Griffin Allman
My artistic practice directly addresses ideas of index, catalogue, and collection within various different contexts. Rooted in themes of habit, ritual, and hyperfixation, my work serves as both a regimented and psychological archive - one that seeks to understand how anxiety, fear, obsession, and the compulsive urge to categorize shape our perception of the world and of ourselves. Through repetition, gesture and the integration of text, I build visual systems that become exercises in focus and containment, where mark-making becomes a ritualized act of reclaiming presence.

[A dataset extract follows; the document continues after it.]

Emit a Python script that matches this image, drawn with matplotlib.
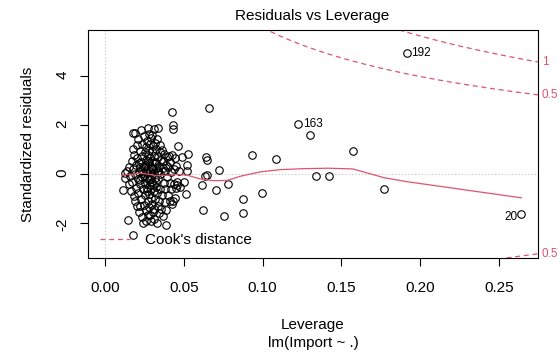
import numpy as np
import matplotlib
matplotlib.use("Agg")
import matplotlib.pyplot as plt
import matplotlib.transforms as mtransforms

plt.rcParams['font.family'] = ['Liberation Sans', 'DejaVu Sans']

# leverage / standardized residual pairs
lev = [0.0112, 0.0125, 0.0130, 0.0140, 0.0148, 0.0150, 0.0155, 0.0160, 0.0162,
       0.0170, 0.0172, 0.0175, 0.0178, 0.0180, 0.0180, 0.0182, 0.0185, 0.0188, 0.0190,
       0.0192, 0.0195, 0.0198, 0.0200, 0.0200,
       0.0205, 0.0207, 0.0210, 0.0212, 0.0215, 0.0218, 0.0220, 0.0222, 0.0225, 0.0226,
       0.0228, 0.0230, 0.0232, 0.0235, 0.0236, 0.0238, 0.0240, 0.0243, 0.0244,
       0.0246, 0.0248, 0.0250, 0.0252, 0.0254, 0.0256, 0.0258, 0.0260, 0.0261, 0.0263,
       0.0265, 0.0266, 0.0268, 0.0270, 0.0271, 0.0272, 0.0274, 0.0275, 0.0277, 0.0278,
       0.0279, 0.0280, 0.0280,
       0.0282, 0.0283, 0.0285, 0.0286, 0.0288, 0.0289, 0.0290, 0.0292, 0.0293, 0.0295,
       0.0296, 0.0297, 0.0299, 0.0300, 0.0301, 0.0303, 0.0305, 0.0306, 0.0308, 0.0310,
       0.0312, 0.0313, 0.0315, 0.0318,
       0.0320, 0.0322, 0.0324, 0.0326, 0.0328, 0.0330, 0.0332, 0.0334, 0.0335, 0.0336,
       0.0338, 0.0340, 0.0342, 0.0345, 0.0347, 0.0349, 0.0350, 0.0352, 0.0355, 0.0358,
       0.0360, 0.0363, 0.0365, 0.0368, 0.0370, 0.0372, 0.0375, 0.0378, 0.0380, 0.0383,
       0.0386, 0.0388, 0.0390, 0.0393, 0.0396,
       0.0400, 0.0403, 0.0406, 0.0410, 0.0412, 0.0415, 0.0418, 0.0420, 0.0424, 0.0425,
       0.0428, 0.0430, 0.0434, 0.0434, 0.0437, 0.0440, 0.0443, 0.0445, 0.0448, 0.0450,
       0.0455, 0.0460, 0.0466, 0.0470, 0.0475,
       0.0490, 0.0500, 0.0515, 0.0520, 0.0520, 0.0525,
       0.0215, 0.0223, 0.0237, 0.0249, 0.0257, 0.0264, 0.0269, 0.0276, 0.0284, 0.0291,
       0.0298, 0.0304, 0.0309, 0.0316, 0.0321, 0.0327, 0.0333, 0.0339, 0.0224, 0.0262,
       0.0287, 0.0311,
       0.0614, 0.0620, 0.0635, 0.0642, 0.0646, 0.0650, 0.0663, 0.0705, 0.0726, 0.0758,
       0.0784, 0.0879, 0.0879, 0.0932, 0.0999, 0.1087, 0.1228, 0.1302, 0.1339, 0.1419,
       0.1574, 0.1773, 0.1917, 0.2643]
res = [-0.63, 0.05, -0.15, 0.12, -1.87, -0.40, 0.30, -0.05, -0.70,
       0.55, -0.30, 1.05, 0.20, 1.69, -2.47, -0.90, 0.80, -1.10, 1.67,
       0.00, -0.55, 0.40, -1.30, 1.20,
       0.65, -0.20, 1.45, -0.75, 0.10, -1.55, 0.95, -0.40, 0.30, 1.80,
       -1.00, 0.50, -0.10, -1.75, 1.25, 0.75, -0.60, -2.00, 0.05,
       1.55, -1.25, 0.35, -0.35, 0.90, -0.85, 1.10, -1.45, 0.15, 0.60,
       -0.15, 1.35, -0.55, 1.90, -1.10, 0.25, 0.80, -1.65, -0.25, 1.00,
       0.45, -0.80, 1.65,
       -1.35, 0.10, 1.25, -0.45, 0.65, -1.90, 0.30, 1.50, -0.95, -0.05,
       0.95, 1.60, -1.20, 0.55, -0.30, 1.15, -1.55, 0.20, 1.85, -0.70,
       0.75, -1.83, -0.15, 1.30,
       -1.00, 0.45, 1.05, -0.50, -2.00, 0.10, 1.45, -1.30, 1.90, 0.70,
       -0.20, -1.60, 0.35, -1.07, 0.90, -0.60, 1.20, 0.00, -1.40, 0.60,
       -0.85, 1.00, 0.25, -1.70, 0.55, -0.35, 0.85, -1.15, 0.15, -0.60,
       -2.06, 0.40, -1.45, 0.70, -0.10,
       -0.85, 0.30, 0.75, -1.10, -0.35, 0.50, -0.60, 0.10, 2.55, -1.20,
       0.80, 2.00, 1.87, -1.07, -0.40, 0.20, 0.65, -0.97, -0.55, 0.35,
       -0.30, -0.45, 1.15, 0.15, -0.50,
       0.70, -0.30, -0.79, 0.37, 0.15, 0.85,
       0.45, -0.25, 0.15, -0.05, 0.40, -0.70, 0.05, 0.55, -0.20, -0.60,
       0.25, -0.45, 0.05, 0.50, -0.30, 0.25, -0.75, 0.15, -1.30, -1.90,
       -1.65, -1.40,
       -0.45, -1.45, -0.08, 0.71, -0.04, 0.57, 2.72, -0.63, 0.19, -1.72,
       -0.38, -1.02, -1.58, 0.78, -0.77, 0.64, 2.05, 1.60, -0.08, -0.07,
       0.96, -0.59, 4.97, -1.63]

# labelled observations
id_lev = [0.1917, 0.1228, 0.2643]
id_res = [4.97, 2.05, -1.63]
id_txt = ["192", "163", "20"]

# smoother
smooth_x = [0.0106, 0.016, 0.0222, 0.028, 0.0328, 0.040, 0.0466, 0.053, 0.060,
            0.069, 0.0775, 0.0858, 0.0985, 0.111, 0.125, 0.1419, 0.1574, 0.1773,
            0.1917, 0.2643]
smooth_y = [-0.04, 0.0, 0.05, 0.0, -0.06, -0.03, 0.0, -0.05, -0.18,
            -0.26, -0.25, -0.08, 0.10, 0.19, 0.23, 0.25, 0.22, -0.14,
            -0.30, -0.96]

n_par = 8
cook_levels = [0.5, 1.0]
red = "#DF536B"

fig = plt.figure(figsize=(5.6, 3.55), dpi=100)
ax = fig.add_axes([88 / 560, 97 / 355, 450 / 560, 228 / 355])
xlim = (-0.0108, 0.2749)
ylim = (-3.42, 5.90)
ax.set_xlim(xlim)
ax.set_ylim(ylim)

ax.axhline(0, color="#BEBEBE", lw=0.8, ls=(0, (1, 2)), zorder=1)
ax.axvline(0, color="#BEBEBE", lw=0.8, ls=(0, (1, 2)), zorder=1)

ax.plot(lev, res, 'o', mfc='none', mec='black', ms=5.4, mew=0.8, zorder=3)
ax.plot(smooth_x, smooth_y, color=red, lw=0.9, zorder=4)

# Cook's distance contours
hh = np.linspace(0.0005, xlim[1], 200)
for i, c in enumerate(cook_levels):
    cl = np.sqrt(c * n_par * (1 - hh) / hh)
    ax.plot(hh, cl, color=red, lw=0.9, ls=(0, (4, 3)), zorder=2,
            label="Cook's distance" if i == 0 else None)
    ax.plot(hh, -cl, color=red, lw=0.9, ls=(0, (4, 3)), zorder=2)

# right-hand labels for the contours
trans = mtransforms.blended_transform_factory(ax.transAxes, ax.transData)
xmax = xlim[1]
for c in cook_levels:
    a = np.sqrt(c * n_par * (1 - xmax) / xmax)
    for yv in (a, -a):
        if ylim[0] < yv < ylim[1]:
            ax.text(1.008, yv, "%g" % c, transform=trans, color=red, fontsize=8.5,
                    ha='left', va='center', clip_on=False)

for x, y, t in zip(id_lev, id_res, id_txt):
    if t == "20":
        ax.annotate(t, (x, y), xytext=(-3, -2), textcoords='offset points',
                    ha='right', va='center', fontsize=8.5)
    else:
        ax.annotate(t, (x, y), xytext=(3, 0), textcoords='offset points',
                    ha='left', va='center', fontsize=8.5)

leg = ax.legend(loc='lower left', bbox_to_anchor=(0.004, 0.0), frameon=False,
                fontsize=11, handlelength=1.9, handletextpad=1.0,
                borderaxespad=0.3)

ax.set_xticks([0.0, 0.05, 0.10, 0.15, 0.20, 0.25])
ax.set_xticklabels(["0.00", "0.05", "0.10", "0.15", "0.20", "0.25"])
ax.set_yticks([-2, 0, 2, 4])
ax.set_yticklabels(["-2", "0", "2", "4"])
ax.tick_params(axis='both', direction='out', length=5.5, width=0.8, labelsize=11)
ax.tick_params(axis='x', pad=11)
ax.tick_params(axis='y', pad=8, labelrotation=90)
for s in ax.spines.values():
    s.set_linewidth(0.8)

fig.text(312.5 / 560, 1 - 16 / 355, "Residuals vs Leverage", ha='center', va='center', fontsize=11)
fig.text(313 / 560, 1 - 325 / 355, "Leverage", ha='center', va='center', fontsize=11)
fig.text(313 / 560, 1 - 343 / 355, "lm(Import ~ .)", ha='center', va='center', fontsize=11)
fig.text(28 / 560, 1 - 144 / 355, "Standardized residuals", ha='center', va='center',
         rotation=90, fontsize=11)

fig.savefig("out.png", dpi=100)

Ultimately, I am interested in how the visual language of abstraction can serve as a conduit for emotional and psychological inquiry. I see each work as an artifact of a specific state of being; an index of a moment where the act of making transcends aesthetic pursuit and becomes an existential exercise. My research continues to evolve as I investigate how image, text, repetition, and materiality can be deployed in new ways to communicate the fragile, obsessive, and deeply human need to connect - to ourselves, to others, and to the act of making itself.
Catalogue of Words
Foundation, skeletal, amalgamation, contain, control, organize, gain, lose, erase, hide, overthrow, reveal, trace, fill-in, every-other, intimate, relationship, mind-body, grid, structure, armature, wrist, closeness, trust/distrust, memorialize, archive, catalogue, pay tribute, cease, rejuvenate, replenishable, question, discomfort, anxiety, system, parameters, rules, investigate, discover, to feel whole.
Titles
As of recent, my work is numerically titled in succession, for example 2025 - 1, 2025 - 2, etc. As much as I enjoy writing and drawing connections between the work and its conceptual origin, I simply view the physical and psychological gestures and actions within the work as an extension of myself, and therefore am not too interested in over-prescribing context besides what is visually present on the surface. I seek to title the works numerically as to highlight the work’s role as extensions of self, a rotary of physical experience that measures my own growth and the passage of time.
Documentation/ Process / Records
I try to be very organized and immediately label and categorize work as it is finished. This involves either scanning / photographing / digitally storing the completed work. I do not take many process photos (unless the work is generally large in scale), as I envision the existence of the work as proof of life / a process in itself. I try to be very intentional in the way that I approach making, specifically not allowing the “goal” to be “completion,” and instead allowing the act of making as a habit that functions in tandem with my everyday disposition and experiences. The work, the act of working and the act of cataloging are simply extensions of self, and I strive to eliminate the need for a “prep phase” - the under-drawing, the grid, the preparation of a surface and its composition are all elements that establish a final vision and should be endorsed as an active and integral part of the work. Because of this, I actually am not sketching or using my sketchbook often, and if I do, sketchbook pages are eventually ripped and implemented into the work. I am a collector of found paper / flat surfaces, and do continually utilize play and discovery both in and outside the studio to replenish the work’s ability to pose more questions than answers. In short, I am incredibly interested in immediacy, and how eliminating the preciousness and methodical nature of the prep-phase allows a more direct and passionate connection to be produced between myself and the work.